Monthly reporting creates a 30-day feedback loop that’s too long to be actionable. Weekly measurement — at minimum — compresses that loop to 7 days, which means problems get identified and addressed while there’s still time to do something about them. The best accountability systems have daily activity metrics that tell you by noon whether the day is trending right.

3. Individual-Level Visibility

Department-level metrics hide individual performance. A 45% appointment set rate across the BDC might be composed of two reps at 65% and three at 30% — and the two at 65% are masking the problem. Accountability requires seeing the individual numbers so coaching can be directed at the people who need it rather than the team that doesn’t.

4. Consistent One-on-Ones

Regular individual check-ins between managers and reps — weekly for new hires, bi-weekly for experienced performers — are the mechanism that converts measurement into improvement. The one-on-one isn’t a performance review; it’s a coaching conversation: what’s working, what’s not, what specifically will the rep work on this week, and what will the manager do to help.

5. Consistent Consequences

Standards without consequences aren’t standards — they’re suggestions. Accountability requires that missing a standard has a predictable response, whether that’s additional coaching, a performance improvement conversation, or in persistent cases, an employment decision. The consistency is what makes the standard real. Reps who see that some people are held to the standard and others aren’t quickly learn which category they can be in.

How AdaptVT Supports Variable Ops Accountability

AdaptVT gives managers objective training data to build accountability around. Rather than coaching based on gut feeling or observation alone, managers can point to specific platform data: this rep has practiced the price objection scenario eight times this week, and their response quality has improved measurably. This rep hasn’t logged into the platform in two weeks, and their appointment set rate has dropped accordingly.

Proactive Training Solutions builds accountability systems into our management coaching programs — not just the tools to measure performance, but the specific habits and weekly routines that make those tools useful. The combination of live coaching, AdaptVT practice data, and a trained management team that knows how to act on what they see is what creates a genuinely accountable variable ops operation.

Frequently Asked Questions

What does variable ops accountability mean at a dealership?

It means having clear performance standards, consistent measurement at the individual and weekly level, regular coaching conversations, and predictable follow-through when standards aren’t met — applied consistently across the entire sales and BDC operation.

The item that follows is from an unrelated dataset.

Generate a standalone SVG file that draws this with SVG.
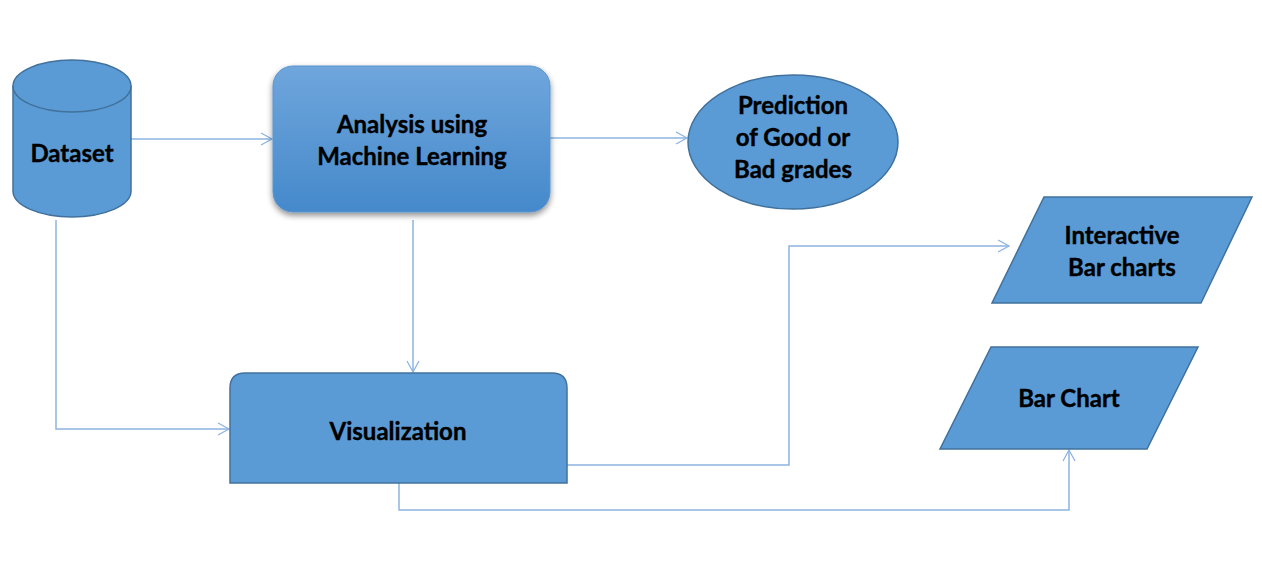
<svg xmlns="http://www.w3.org/2000/svg" width="1262" height="562" viewBox="0 0 1262 562">
<defs>
<linearGradient id="g1" x1="0" y1="0" x2="0" y2="1">
<stop offset="0" stop-color="#6fa6dc"/>
<stop offset="1" stop-color="#4589cb"/>
</linearGradient>
<filter id="sh" x="-10%" y="-10%" width="120%" height="130%">
<feGaussianBlur in="SourceAlpha" stdDeviation="3"/>
<feOffset dx="0" dy="3" result="b"/>
<feComponentTransfer><feFuncA type="linear" slope="0.45"/></feComponentTransfer>
<feMerge><feMergeNode/><feMergeNode in="SourceGraphic"/></feMerge>
</filter>
<marker id="arr" markerWidth="14" markerHeight="14" refX="12" refY="7" orient="auto" markerUnits="userSpaceOnUse">
<path d="M1,1 L12,7 L1,13" fill="none" stroke="#8db4e2" stroke-width="1.3"/>
</marker>
</defs>
<style>
.shape{fill:#5b9bd5;stroke:#41719c;stroke-width:1.5}
.lbl{font-family:Lato,"Liberation Sans",sans-serif;font-weight:bold;font-size:24px;fill:#000;text-anchor:middle;stroke:#000;stroke-width:0.4}
.conn{fill:none;stroke:#8db4e2;stroke-width:1.5}
</style>
<rect width="1262" height="562" fill="#fff"/>
<g id="connectors">
<path class="conn" d="M131,139 L272,139" marker-end="url(#arr)"/>
<path class="conn" d="M550,138 L687,138" marker-end="url(#arr)"/>
<path class="conn" d="M413,220 L413,372" marker-end="url(#arr)"/>
<path class="conn" d="M56,220 L56,429 L229,429" marker-end="url(#arr)"/>
<path class="conn" d="M567,465 L789,465 L789,246 L1009,246" marker-end="url(#arr)"/>
<path class="conn" d="M399,483 L399,510 L1069,510 L1069,450" marker-end="url(#arr)"/>
</g>
<g id="dataset">
<path class="shape" d="M13,86 L13,191 A59,26 0 0 0 131,191 L131,86"/>
<ellipse class="shape" cx="72" cy="86" rx="59" ry="26"/>
<text class="lbl" x="72" y="162">Dataset</text>
</g>
<g id="analysis">
<rect x="273" y="66" width="277" height="146" rx="20" ry="20" fill="url(#g1)" stroke="#5a95cf" stroke-width="1" filter="url(#sh)"/>
<text class="lbl" x="412" y="133">Analysis using</text>
<text class="lbl" x="412" y="165">Machine Learning</text>
</g>
<g id="prediction">
<ellipse class="shape" cx="793" cy="142" rx="105" ry="67"/>
<text class="lbl" x="793" y="114">Prediction</text>
<text class="lbl" x="793" y="146">of Good or</text>
<text class="lbl" x="793" y="178">Bad grades</text>
</g>
<g id="visualization">
<path class="shape" d="M230,483 L230,388 Q230,373 245,373 L552,373 Q567,373 567,388 L567,483 Z"/>
<text class="lbl" x="398" y="440">Visualization</text>
</g>
<g id="interactive">
<polygon class="shape" points="1044,197 1252,197 1201,303 992,303"/>
<text class="lbl" x="1122" y="244">Interactive</text>
<text class="lbl" x="1122" y="276">Bar charts</text>
</g>
<g id="barchart">
<polygon class="shape" points="991,347 1198,347 1147,449 940,449"/>
<text class="lbl" x="1069" y="407">Bar Chart</text>
</g>
</svg>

How do you build accountability without creating a high-pressure culture?

Accountability and pressure aren’t the same thing. Pressure says “hit the number or else.” Accountability says “here’s the standard, here’s how we measure it, here’s what happens when we hit it or miss it, and here’s the support I’m providing to help you succeed.” Reps in accountable environments feel supported, not threatened — because the expectations are clear and the coaching is consistent.

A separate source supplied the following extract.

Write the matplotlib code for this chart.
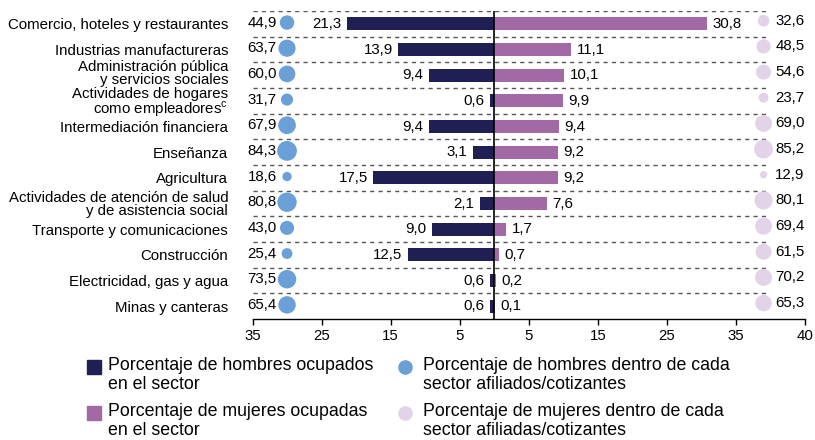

What’s the most common accountability failure in dealership sales management?

Inconsistency. Holding some reps to the standard and not others, applying consequences sometimes but not always, and changing expectations mid-month when the pressure is on. Inconsistent accountability is worse than no accountability because it tells reps that the rules are arbitrary — which destroys trust and undermines any culture of genuine performance.